You rather charmingly propose “the important time for them to weigh in was while they were on active duty.” I know we’ve interrupted your nap, Mel, but they did that and were ignored.
When civilian leadership gives direct orders to the military, the military salutes and executes. Didn’t they explain that to you when you were in the Secretary’s chair? It’s called chain-of-command and the top part is the President, who this morning simply said
“I decide what is best. And what’s best is for Don Rumsfeld to remain as the secretary of defense.”
That particular form of Nixon-before-the-fall arrogance is what Batiste and the other generals are disputing and, quite properly, they have chosen to dispute it from outside the military, from retirement. You continue, Mel,
“For them to now imply otherwise is disingenuous and quite possibly harmful for our prospects in Iraq. And it misrepresents the healthy give-and-take that we are confident is widespread between the civilian leadership at the Pentagon and the capable military hierarchy.”
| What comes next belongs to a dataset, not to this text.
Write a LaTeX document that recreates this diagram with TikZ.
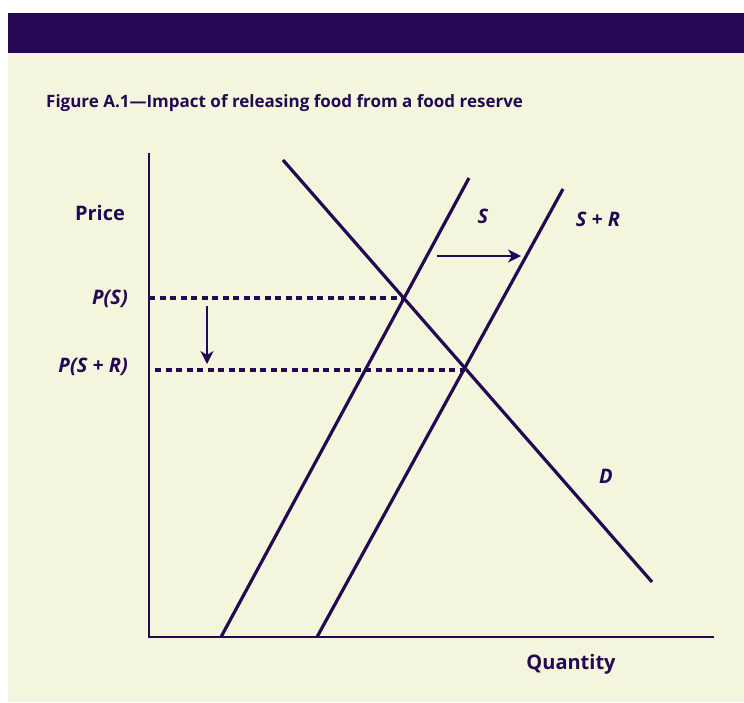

Hello. Earth to Mel. They have not implied otherwise, but if you are ‘confident’ that a healthy give and take exists between Rumsfeld and senior officers, then you must have been off somewhere fly-fishing for the past four years. This Secretary of Defense has gloried in his personal power, asserting it publicly and driving out dialog until he arrived at his present Joint Chiefs yes-man, General Peter Pace.
When Rumsfeld called a press conference, Pace stood at his side, interrupting to answer questions asked of Rummy. One wonders when press secretary became one of the duties of the Chairman of the Joint Chiefs, but then all things are possible in an administration born of and reaching-back to Nixon.
“But ultimately, and rightly, our system leaves the final decisions to the elected civilians and their appointees.”
Elected officials like whom, Mel? Like Dick Nixon? Dick Cheney, Don Rumsfeld, Condi and George, the architects of this disaster who claim omnipotence while the bits and pieces are falling on their (and our) heads?
“Access by the military through the Joint Chiefs of Staff structure and especially through the chairman of the Joint Chiefs is frequent and influential,” Laird writes.
Unless of course the Chairman of the Joint Chiefs is otherwise busy serving as press secretary.